FURTHER UPDATE: I should clarify a point from the original posting. The reason I think Professor Feser's crackpot rant will damage his professional opportunities has nothing to do with his apparently being on the far right (though no one would have known this but for this depressing display). It has to do with the fact that he has so wildly misrepresented what is going on in universities and scholarly disciplines. On the most charitable reading, hiring departments will conclude that Professor Feser is embarrassingly ignorant of what is going on in cognate (and not-so-cognate) fields; ignorance of such proportions is ordinarily disqualifying. On a less charitable, but more natural reading, he is so irrationally obsessed, or simply disturbed, that he has lost his grip on reality. Irrationality or apparent mental disturbance in a candidate is also generally disqualifying. (One could imagine the same scenario, in reverse, with, say, a Stalinist denouncing "bourgeois physics" and so on.) (I admit there's a third scenario here, aptly put by Harry Brighouse [Wisconsin Philosophy]: "Feser is not commiting professional suicide....He has obviously decided that a career as a professional polemicist might make him more money and notoriety than a career as a professor. (There is A LOT of right wing money around for people like this). Unless he is an outstanding academic he is almost certainly right — he’s obviously good at getting lots of attention with this loose, ill-informed stuff, so unless, again, he’s really an outstanding academic, he’s making a rational move." Could be.)
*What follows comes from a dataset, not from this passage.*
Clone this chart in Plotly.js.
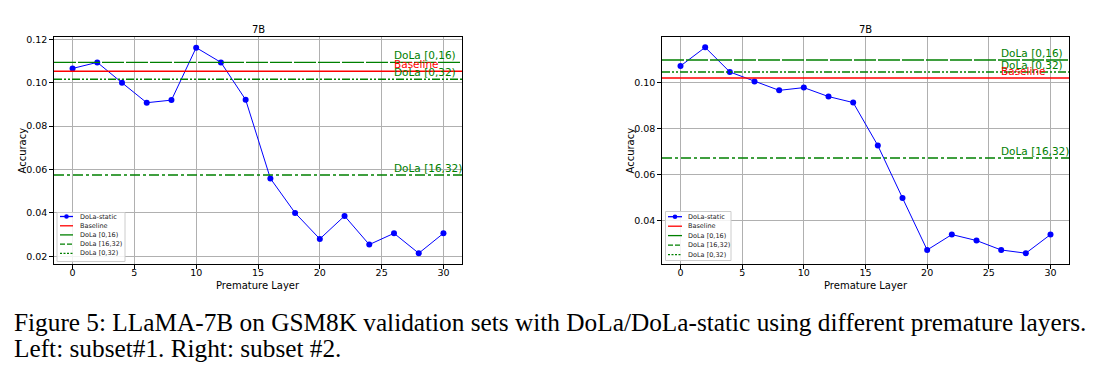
<!DOCTYPE html>
<html><head><meta charset="utf-8">
<script src="https://cdn.plot.ly/plotly-3.0.1.min.js"></script>
<style>html,body{margin:0;padding:0;background:#fff;}#chart{width:1098px;height:367px;}</style>
</head><body><div id="chart"></div>
<script>
const layers = [0,2,4,6,8,10,12,14,16,18,20,22,24,26,28,30];
const staticLeft  = [0.1066,0.1094,0.1000,0.0908,0.0920,0.1162,0.1094,0.0922,0.0559,0.0400,0.0280,0.0386,0.0254,0.0306,0.0214,0.0306];
const staticRight = [0.1071,0.1152,0.1045,0.1004,0.0965,0.0977,0.0938,0.0912,0.0725,0.0497,0.0271,0.0338,0.0312,0.0271,0.0257,0.0338];
const refNames = ["Baseline","DoLa [0,16)","DoLa [16,32)","DoLa [0,32)"];
const refLeft  = [0.1053,0.1094,0.0575,0.1016];
const refRight = [0.1019,0.1097,0.0671,0.1045];
const xSpan = [-1.5, 31.5];
const xTicks = [0,5,10,15,20,25,30];
const yTicksLeft = [0.02,0.04,0.06,0.08,0.10,0.12];
const yTicksRight = [0.04,0.06,0.08,0.10];
const staticName = "DoLa-static";
const titleText = "7B";
const xTitle = "Premature Layer";
const yTitle = "Accuracy";
const caption1 = "Figure 5: LLaMA-7B on GSM8K validation sets with DoLa/DoLa-static using different premature layers.";
const caption2 = "Left: subset#1. Right: subset #2.";

const W = 1098, H = 367;
const px = v => v / W;
const py = v => 1 - v / H;

const blue = "#0000ff";
const refColors = ["#ff0000","#008000","#008000","#008000"];
const refDash = ["solid","22px,2px","10px,3px,3px,3px","8px,2px,2px,2px,2px,2px"];
const legDash = ["solid","solid","5px,2px","2px,1.5px"];

const traces = [];
function addPanel(vals, refs, xa, ya){
  traces.push({x:layers, y:vals, xaxis:xa, yaxis:ya, name:staticName, mode:"lines+markers",
    line:{color:blue, width:1}, marker:{color:blue, size:6}});
  refs.forEach((v,i)=>{
    traces.push({x:xSpan, y:[v,v], xaxis:xa, yaxis:ya, name:refNames[i], mode:"lines",
      line:{color:refColors[i], width:1.4, dash:refDash[i]}, hoverinfo:"skip"});
  });
}
addPanel(staticLeft, refLeft, "x", "y");
addPanel(staticRight, refRight, "x2", "y2");

function axis(dom, extra){
  return Object.assign({domain:dom, showline:true, mirror:true, linecolor:"#000", linewidth:1.2,
    ticks:"outside", ticklen:3.5, tickwidth:1, tickcolor:"#000", showgrid:true, gridcolor:"#b0b0b0", gridwidth:1,
    zeroline:false, tickfont:{family:"DejaVu Sans", size:9.5, color:"#000"}}, extra);
}
const yDom = [py(264), py(37)];
const xDomL = [px(54), px(462)];
const xDomR = [px(662), px(1069)];
const annotations = [];
const shapes = [];
function labels(refs, xa, ya, order){
  order.forEach(i=>{
    annotations.push({x:25.8, y:refs[i], xref:xa, yref:ya, text:refNames[i], showarrow:false,
      xanchor:"left", yanchor:"bottom", yshift:-1, font:{family:"DejaVu Sans", size:10.5, color:refColors[i]}});
  });
}
labels(refLeft, "x", "y", [1,0,3,2]);
labels(refRight, "x2", "y2", [1,3,0,2]);
[xDomL, xDomR].forEach(d=>{
  annotations.push({x:(d[0]+d[1])/2, y:py(30), xref:"paper", yref:"paper", text:titleText, showarrow:false,
    xanchor:"center", yanchor:"middle", font:{family:"DejaVu Sans", size:10, color:"#000"}});
  annotations.push({x:(d[0]+d[1])/2, y:py(285), xref:"paper", yref:"paper", text:xTitle, showarrow:false,
    xanchor:"center", yanchor:"middle", font:{family:"DejaVu Sans", size:10, color:"#000"}});
});
[22, 630].forEach(xp=>{
  annotations.push({x:px(xp), y:(yDom[0]+yDom[1])/2, xref:"paper", yref:"paper", text:yTitle, showarrow:false,
    textangle:-90, xanchor:"center", yanchor:"middle", font:{family:"DejaVu Sans", size:10, color:"#000"}});
});
annotations.push({x:px(12), y:py(322), xref:"paper", yref:"paper", text:caption1, showarrow:false, xanchor:"left", yanchor:"middle",
  font:{family:"Liberation Serif", size:25.3, color:"#000"}});
annotations.push({x:px(12), y:py(348), xref:"paper", yref:"paper", text:caption2, showarrow:false, xanchor:"left", yanchor:"middle",
  font:{family:"Liberation Serif", size:25.3, color:"#000"}});

// legend boxes (drawn from the series names and styles)
function legend(box, rows, lineX0, lineX1, textX){
  shapes.push({type:"rect", xref:"paper", yref:"paper", x0:px(box[0]), x1:px(box[2]), y0:py(box[3]), y1:py(box[1]),
    line:{color:"#cccccc", width:1}, fillcolor:"rgba(255,255,255,0.85)", layer:"above"});
  const items = [{name:staticName, color:blue, dash:"solid", marker:true}]
    .concat(refNames.map((n,i)=>({name:n, color:refColors[i], dash:legDash[i], marker:false})));
  items.forEach((it,k)=>{
    const y = rows[k];
    shapes.push({type:"line", xref:"paper", yref:"paper", x0:px(lineX0), x1:px(lineX1), y0:py(y), y1:py(y),
      line:{color:it.color, width:1.3, dash:it.dash}, layer:"above"});
    if (it.marker){
      const cx=(lineX0+lineX1)/2;
      shapes.push({type:"circle", xref:"paper", yref:"paper", x0:px(cx-2.3), x1:px(cx+2.3), y0:py(y+2.3), y1:py(y-2.3),
        fillcolor:it.color, line:{color:it.color, width:0}, layer:"above"});
    }
    annotations.push({x:px(textX), y:py(y), xref:"paper", yref:"paper", text:it.name, showarrow:false,
      xanchor:"left", yanchor:"middle", font:{family:"DejaVu Sans", size:6.5, color:"#222"}});
  });
}
legend([57,212.5,125,261.5], [216.5,225.8,234.9,244.2,253.4], 60, 73, 77.5);
legend([665.5,211.5,731,260.5], [216.7,226.2,235.6,245.1,254.6], 668, 682, 686);

const layout = {
  width:W, height:H, margin:{l:0,r:0,t:0,b:0}, paper_bgcolor:"#fff", plot_bgcolor:"#fff",
  showlegend:false, font:{family:"DejaVu Sans", size:9, color:"#000"},
  xaxis: axis(xDomL, {anchor:"y", range:xSpan, tickvals:xTicks, ticklabelstandoff:-4}),
  yaxis: axis(yDom, {anchor:"x", range:[0.01645,0.1211], tickvals:yTicksLeft, tickformat:".2f"}),
  xaxis2: axis(xDomR, {anchor:"y2", range:xSpan, tickvals:xTicks, ticklabelstandoff:-4}),
  yaxis2: axis(yDom, {anchor:"x2", range:[0.0210,0.1197], tickvals:yTicksRight, tickformat:".2f"}),
  annotations: annotations,
  shapes: shapes
};
Plotly.newPlot("chart", traces, layout, {displayModeBar:false, staticPlot:true});
</script></body></html>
FINAL UPDATE: Professor Feser is understandably upset that I've called the attention of the profession to his display, and so, in reply, he has now misrepresented what he said before. He says "Brian Leiter...disagrees with my assertion that conservatives are treated with condescension and hostility in the modern university." But that was not Professor Feser's assertion; his assertion concerned the themes suffusing university curriculums, as noted above. He says Leiter's "way of proving me wrong is to call me 'embittered' and a 'crackpot,' a 'lunatic' whose 'ranting' and 'paranoid' 'lies' are not only 'embarrassing,' but raise 'a serious psychological question' about my mental stability." In fact, of course, that was not how I "proved" anything: I pointed out, rather, that Feser's claims about university curriculums were false, indeed, so false and misleading as to raise questions about either his honesty or his sanity. Of course, the Brighouse hypothesis, above, may be the correct one.
Professor Feser's public humiliation has, at least, had the salutary effect of calming his rhetoric and toning down his hyperbole. Chris Bertram (Bristol Philosophy) has responded to the toned down version of Feser's claims here.